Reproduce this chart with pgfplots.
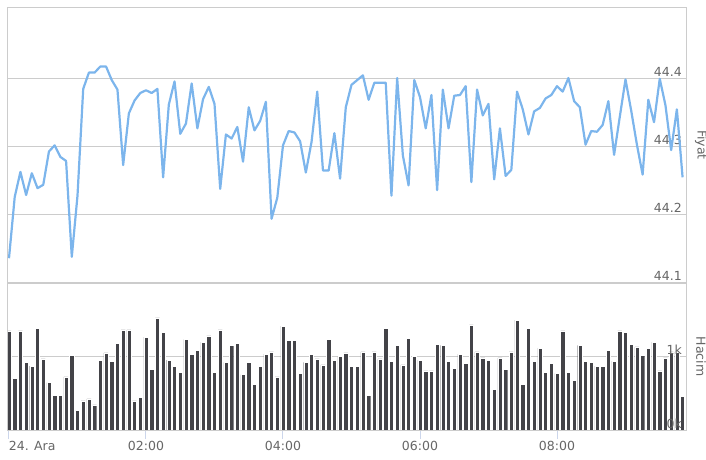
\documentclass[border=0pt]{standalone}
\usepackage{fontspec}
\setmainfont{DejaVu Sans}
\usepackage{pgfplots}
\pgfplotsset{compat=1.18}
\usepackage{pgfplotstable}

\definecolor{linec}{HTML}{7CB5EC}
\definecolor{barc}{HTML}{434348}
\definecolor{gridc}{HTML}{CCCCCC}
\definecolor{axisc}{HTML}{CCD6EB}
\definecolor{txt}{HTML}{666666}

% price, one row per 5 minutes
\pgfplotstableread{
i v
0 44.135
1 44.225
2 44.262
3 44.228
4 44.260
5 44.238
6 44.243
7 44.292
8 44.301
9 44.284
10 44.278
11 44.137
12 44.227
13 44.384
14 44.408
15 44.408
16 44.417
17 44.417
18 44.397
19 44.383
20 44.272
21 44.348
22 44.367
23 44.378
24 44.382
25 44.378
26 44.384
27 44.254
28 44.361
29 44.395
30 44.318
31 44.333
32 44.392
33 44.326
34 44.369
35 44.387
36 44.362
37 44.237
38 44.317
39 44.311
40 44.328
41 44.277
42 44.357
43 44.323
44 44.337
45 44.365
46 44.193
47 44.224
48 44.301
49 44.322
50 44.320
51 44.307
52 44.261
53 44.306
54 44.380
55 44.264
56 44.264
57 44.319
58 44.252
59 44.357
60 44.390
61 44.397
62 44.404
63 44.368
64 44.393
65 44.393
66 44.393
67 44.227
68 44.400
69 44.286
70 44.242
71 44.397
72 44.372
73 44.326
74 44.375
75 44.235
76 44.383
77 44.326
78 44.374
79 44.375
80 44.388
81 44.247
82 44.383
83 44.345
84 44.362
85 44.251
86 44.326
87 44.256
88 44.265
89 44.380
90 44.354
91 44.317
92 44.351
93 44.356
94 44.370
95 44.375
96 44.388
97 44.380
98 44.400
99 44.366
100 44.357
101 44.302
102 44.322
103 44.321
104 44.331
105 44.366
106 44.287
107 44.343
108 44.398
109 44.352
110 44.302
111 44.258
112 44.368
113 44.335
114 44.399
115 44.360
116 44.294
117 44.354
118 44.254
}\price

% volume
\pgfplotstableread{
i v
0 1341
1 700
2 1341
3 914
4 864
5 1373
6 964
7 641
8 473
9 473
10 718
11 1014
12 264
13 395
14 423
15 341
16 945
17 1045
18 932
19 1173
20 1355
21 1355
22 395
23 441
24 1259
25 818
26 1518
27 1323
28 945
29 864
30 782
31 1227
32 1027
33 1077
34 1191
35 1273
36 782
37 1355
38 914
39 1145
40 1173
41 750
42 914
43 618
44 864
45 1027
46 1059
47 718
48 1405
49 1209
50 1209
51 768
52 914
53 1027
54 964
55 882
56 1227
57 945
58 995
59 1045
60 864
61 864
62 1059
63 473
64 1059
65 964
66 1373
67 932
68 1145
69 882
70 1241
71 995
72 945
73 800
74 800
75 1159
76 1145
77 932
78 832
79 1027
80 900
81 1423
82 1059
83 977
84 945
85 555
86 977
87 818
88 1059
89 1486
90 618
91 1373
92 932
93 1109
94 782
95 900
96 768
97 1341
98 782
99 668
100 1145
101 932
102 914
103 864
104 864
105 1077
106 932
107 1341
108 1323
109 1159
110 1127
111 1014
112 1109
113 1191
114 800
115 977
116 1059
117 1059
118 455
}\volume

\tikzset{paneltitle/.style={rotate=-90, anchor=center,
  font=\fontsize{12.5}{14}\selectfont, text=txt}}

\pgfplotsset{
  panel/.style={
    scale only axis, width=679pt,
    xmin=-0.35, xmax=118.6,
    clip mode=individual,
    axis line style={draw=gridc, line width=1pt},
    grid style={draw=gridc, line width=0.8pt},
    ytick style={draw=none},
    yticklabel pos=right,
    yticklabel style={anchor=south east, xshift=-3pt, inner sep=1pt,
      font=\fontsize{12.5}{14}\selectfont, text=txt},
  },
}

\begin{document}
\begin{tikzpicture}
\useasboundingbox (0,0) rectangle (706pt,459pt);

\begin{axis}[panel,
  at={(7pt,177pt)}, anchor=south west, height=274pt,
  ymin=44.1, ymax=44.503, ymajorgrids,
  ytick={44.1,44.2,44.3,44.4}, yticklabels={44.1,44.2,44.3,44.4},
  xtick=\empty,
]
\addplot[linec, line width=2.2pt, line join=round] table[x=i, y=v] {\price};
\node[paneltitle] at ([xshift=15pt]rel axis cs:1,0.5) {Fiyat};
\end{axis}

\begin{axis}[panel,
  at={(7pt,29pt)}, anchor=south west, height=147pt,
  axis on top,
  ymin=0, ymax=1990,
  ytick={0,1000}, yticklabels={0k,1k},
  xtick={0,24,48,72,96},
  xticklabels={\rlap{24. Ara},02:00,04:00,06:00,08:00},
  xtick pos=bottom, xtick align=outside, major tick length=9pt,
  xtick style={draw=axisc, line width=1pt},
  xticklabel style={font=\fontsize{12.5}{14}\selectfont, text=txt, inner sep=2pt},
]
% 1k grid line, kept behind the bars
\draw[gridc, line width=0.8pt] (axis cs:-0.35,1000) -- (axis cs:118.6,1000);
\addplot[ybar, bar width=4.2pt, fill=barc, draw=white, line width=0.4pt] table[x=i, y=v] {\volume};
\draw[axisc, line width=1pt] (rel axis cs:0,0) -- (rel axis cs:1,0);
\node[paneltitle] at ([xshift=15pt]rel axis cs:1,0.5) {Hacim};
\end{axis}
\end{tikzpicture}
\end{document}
▬▬▬▬▬▬▬▬▬▬
> **SET PROBLEM**: Repeat the data in full and exactly. Omit pictures.

> **RESPONSE TO THE EXERCISE**:
Reproduce this chart with pgfplots.
\documentclass[border=0pt]{standalone}
\usepackage{fontspec}
\setmainfont{DejaVu Sans}
\usepackage{pgfplots}
\pgfplotsset{compat=1.18}
\usepackage{pgfplotstable}

\definecolor{linec}{HTML}{7CB5EC}
\definecolor{barc}{HTML}{434348}
\definecolor{gridc}{HTML}{CCCCCC}
\definecolor{axisc}{HTML}{CCD6EB}
\definecolor{txt}{HTML}{666666}

% price, one row per 5 minutes
\pgfplotstableread{
i v
0 44.135
1 44.225
2 44.262
3 44.228
4 44.260
5 44.238
6 44.243
7 44.292
8 44.301
9 44.284
10 44.278
11 44.137
12 44.227
13 44.384
14 44.408
15 44.408
16 44.417
17 44.417
18 44.397
19 44.383
20 44.272
21 44.348
22 44.367
23 44.378
24 44.382
25 44.378
26 44.384
27 44.254
28 44.361
29 44.395
30 44.318
31 44.333
32 44.392
33 44.326
34 44.369
35 44.387
36 44.362
37 44.237
38 44.317
39 44.311
40 44.328
41 44.277
42 44.357
43 44.323
44 44.337
45 44.365
46 44.193
47 44.224
48 44.301
49 44.322
50 44.320
51 44.307
52 44.261
53 44.306
54 44.380
55 44.264
56 44.264
57 44.319
58 44.252
59 44.357
60 44.390
61 44.397
62 44.404
63 44.368
64 44.393
65 44.393
66 44.393
67 44.227
68 44.400
69 44.286
70 44.242
71 44.397
72 44.372
73 44.326
74 44.375
75 44.235
76 44.383
77 44.326
78 44.374
79 44.375
80 44.388
81 44.247
82 44.383
83 44.345
84 44.362
85 44.251
86 44.326
87 44.256
88 44.265
89 44.380
90 44.354
91 44.317
92 44.351
93 44.356
94 44.370
95 44.375
96 44.388
97 44.380
98 44.400
99 44.366
100 44.357
101 44.302
102 44.322
103 44.321
104 44.331
105 44.366
106 44.287
107 44.343
108 44.398
109 44.352
110 44.302
111 44.258
112 44.368
113 44.335
114 44.399
115 44.360
116 44.294
117 44.354
118 44.254
}\price

% volume
\pgfplotstableread{
i v
0 1341
1 700
2 1341
3 914
4 864
5 1373
6 964
7 641
8 473
9 473
10 718
11 1014
12 264
13 395
14 423
15 341
16 945
17 1045
18 932
19 1173
20 1355
21 1355
22 395
23 441
24 1259
25 818
26 1518
27 1323
28 945
29 864
30 782
31 1227
32 1027
33 1077
34 1191
35 1273
36 782
37 1355
38 914
39 1145
40 1173
41 750
42 914
43 618
44 864
45 1027
46 1059
47 718
48 1405
49 1209
50 1209
51 768
52 914
53 1027
54 964
55 882
56 1227
57 945
58 995
59 1045
60 864
61 864
62 1059
63 473
64 1059
65 964
66 1373
67 932
68 1145
69 882
70 1241
71 995
72 945
73 800
74 800
75 1159
76 1145
77 932
78 832
79 1027
80 900
81 1423
82 1059
83 977
84 945
85 555
86 977
87 818
88 1059
89 1486
90 618
91 1373
92 932
93 1109
94 782
95 900
96 768
97 1341
98 782
99 668
100 1145
101 932
102 914
103 864
104 864
105 1077
106 932
107 1341
108 1323
109 1159
110 1127
111 1014
112 1109
113 1191
114 800
115 977
116 1059
117 1059
118 455
}\volume

\tikzset{paneltitle/.style={rotate=-90, anchor=center,
  font=\fontsize{12.5}{14}\selectfont, text=txt}}

\pgfplotsset{
  panel/.style={
    scale only axis, width=679pt,
    xmin=-0.35, xmax=118.6,
    clip mode=individual,
    axis line style={draw=gridc, line width=1pt},
    grid style={draw=gridc, line width=0.8pt},
    ytick style={draw=none},
    yticklabel pos=right,
    yticklabel style={anchor=south east, xshift=-3pt, inner sep=1pt,
      font=\fontsize{12.5}{14}\selectfont, text=txt},
  },
}

\begin{document}
\begin{tikzpicture}
\useasboundingbox (0,0) rectangle (706pt,459pt);

\begin{axis}[panel,
  at={(7pt,177pt)}, anchor=south west, height=274pt,
  ymin=44.1, ymax=44.503, ymajorgrids,
  ytick={44.1,44.2,44.3,44.4}, yticklabels={44.1,44.2,44.3,44.4},
  xtick=\empty,
]
\addplot[linec, line width=2.2pt, line join=round] table[x=i, y=v] {\price};
\node[paneltitle] at ([xshift=15pt]rel axis cs:1,0.5) {Fiyat};
\end{axis}

\begin{axis}[panel,
  at={(7pt,29pt)}, anchor=south west, height=147pt,
  axis on top,
  ymin=0, ymax=1990,
  ytick={0,1000}, yticklabels={0k,1k},
  xtick={0,24,48,72,96},
  xticklabels={\rlap{24. Ara},02:00,04:00,06:00,08:00},
  xtick pos=bottom, xtick align=outside, major tick length=9pt,
  xtick style={draw=axisc, line width=1pt},
  xticklabel style={font=\fontsize{12.5}{14}\selectfont, text=txt, inner sep=2pt},
]
% 1k grid line, kept behind the bars
\draw[gridc, line width=0.8pt] (axis cs:-0.35,1000) -- (axis cs:118.6,1000);
\addplot[ybar, bar width=4.2pt, fill=barc, draw=white, line width=0.4pt] table[x=i, y=v] {\volume};
\draw[axisc, line width=1pt] (rel axis cs:0,0) -- (rel axis cs:1,0);
\node[paneltitle] at ([xshift=15pt]rel axis cs:1,0.5) {Hacim};
\end{axis}
\end{tikzpicture}
\end{document}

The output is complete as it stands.